Je suis revenu après la guerre et j'ai recherché cela. J'ai vu
l'école juive où j'avais habité, c'était devenu
le bureau de poste. J'ai cherché la maison du 'hazan,
les Allemands l'avaient démolie. C'était une maison qui aurait
pu rentrer probablement dans un des coins de cette salle-à-manger. C'était
quelque chose de minuscule ! J'ai retrouvé l'endroit vide, y'avait de
quoi construire une baraque ou de planter deux tentes. Les seules maisons qui
ont disparu pendant la guerre, c'étaient trois maisons juives, qui étaient
de vieilles maisons, appartenant probablement à des familles très
très modestes, et qui ont été arrachées, et remplacées
après la guerre par des maisons neuves.
Ce ceux que j'ai connus, il n'y en plus un seul qui habite là-bas. Quelques-uns habitent la ville, d'autres habitent ailleurs en France, mais le souvenir que moi j'ai gardé de Twazene c'est quelque chose qui m'a entièrement pénétré. Et je ne parle pas maintenant pour parler, c'est quelque chose qui me vient vraiment du fond du cur. Parce que j'ai trouvé là-dedans quelque chose de différent et de nouveau par rapport à l'éducation que moi j'avais reçue. Et peut-être est-ce un des facteurs qui a fait que plus tard j'ai choisi la carrière rabbinique. Et je terminerai sur cela, en évoquant ce que j'ai vu pour la première fois comme gosse là-bas : un jour quelqu'un est mort dans le village. Un juif est mort dans le village. Et tout-à-coup j'ai vu arriver un homme en chapeau melon, en costume sombre avec un pantalon hochwasser et on a dit "c'est le rabbin". Et puis je suis allé comme tout le monde voir ce qui se passait à cet enterrement, dans la cour de la maison où il habitait. Et je vois le même homme habillé en curé, avec un chapeau de curé, avec une soutane qui avait hochwasser elle aussi, et qui a fait un discours en allemand. Cet homme je le connaissais pas. Puis je l'ai entendu, au moment des seli'hess, parler à la foule, très beau discours en allemand, très beau pour l'enfant que j'étais, j'avais probablement rien compris, mais çà me faisait l'impression d'être très beau. Et puis plus tard, lorsque je suis retourné à Strasbourg après avoir passé deux ans là-bas, j'ai retrouvé le même rabbin. Il est devenu mon professeur au Talmud Torah. Je me suis aperçu que ce rabbin, qui pour moi était quelque chose d'indéfinissable à l'époque, était un homme d'une bonté, d'une érudition, d'une gentillesse extraordinaires. C'était le Rabbin Jérôme Lévy d'Obernai. Et je me suis très attaché à lui, il a été mon professeur jusqu'au moment de la guerre, vous savez qu'il est mort pendant la guerre et qu'il n'est pas revenu, et c'est peut-être aussi un de ceux qui a provoqué plus tard de façon insensible, le choix que j'ai fait de ma carrière rabbinique.

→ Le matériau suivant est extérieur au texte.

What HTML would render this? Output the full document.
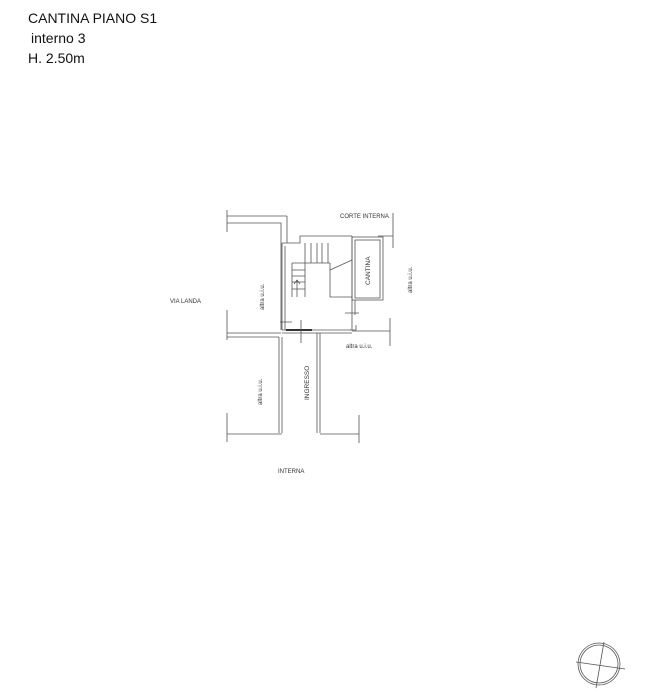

Mais je crois que ce que m'ont donné, dans cette période de
mon enfance, une communauté comme celle de Twazene, ce que j'ai connu
ensuite pendant les cinq premières années de ma carrière
rabbinique dans une communauté qui avait été une communauté
brillante et qui n'était plus qu'une petite communauté, je parle
de Bischheim, çà a été quelque chose d'absolument
déterminant, et si aujourd'hui je me sens à l'aise dans une communauté
d'Alsace, c'est peut-être à cause de ce que j'ai appris dans de
petites communautés.
Je vous remercie (applaudissements).